Stretch2727
Engineer and Car Nut
Everything I wanted to say about this subject.I keep seeing this, and these arguments are incredibly short-sighted.
Does a car battery have MORE storage than a powerwall? Yes.
But the big GOTCHA with this is the following:
1) the Inverters in the car are NOT designed to run that power in the opposite direction for any significant load. This means:
-- a) Tesla will need to design new bidirectional inverters.

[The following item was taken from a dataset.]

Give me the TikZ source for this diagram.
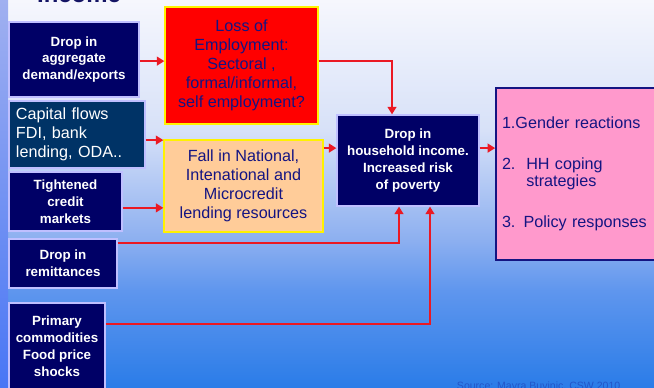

-- b) Those inverters will likely add some cost to the car, as they are not are simple as what Tesla has honed in on and produced now
2) you have to have a house setup designed to accept this power - you guys expecting Tesla to put a bunch of 240V connectors in and you string some massive cables back to your breaker box? Even the Tesla wall charger is not designed to accept the power required for something like this. And here is an example:
Our house has 4 x PW 2.0 in it, each one is on a 30A 240V circuit (120A 240V total). That's the BARE MINIMUM to run our electric oven and either one AC, or the two AC units alone (but not the oven), and then various other lower-power devices. To run that kind of power that 4 PW2s provide you would need at minimum a set of 1-gauge copper wires connecting from your entry point from the car to the house. THAT IS NOT small. It's a lot larger than the wires in your wall charger (4-gauge).
People here are looking at STORAGE CAPACITY (the size of the swimming pool) and completely forgetting POWER OUTPUT (the thickness of the hose).
For any meaningful power output, the inverters need to be beefed up, and you need a substantial mechanism to access that power (i.e. thick wires back to a bidirectional wall charger or a lot of big ports on the car).
If Tesla implements V2G/H I would expect it will be limited to something like 5-7kw output (i.e. one powerwall power output). It will be helpful for something like a disaster, but it's not going to replace powerwalls unless someone is willing to pay for a VERY beefy inverter + cabling setup.
Things like the Ford F150 aren't setup either to run a whole house. They are "partial home" backup solutions
Also you still need a gateway/switch to disconnect the power back up for the grid. Ford's is $4000 not including installation. The installation is estimated. $3.5-$10K. Also, charger also needs to be beefier to handle the higher current. At best you get a partial home solution so the breaker panel needs to split the load as well.
Anyone that thinks this is simple should watch Tom M's video on this subject. It really lays out the complexity/cost of doing this.
I would be happy with a few 120V plugs in the car for critical things during a power outage. Simple.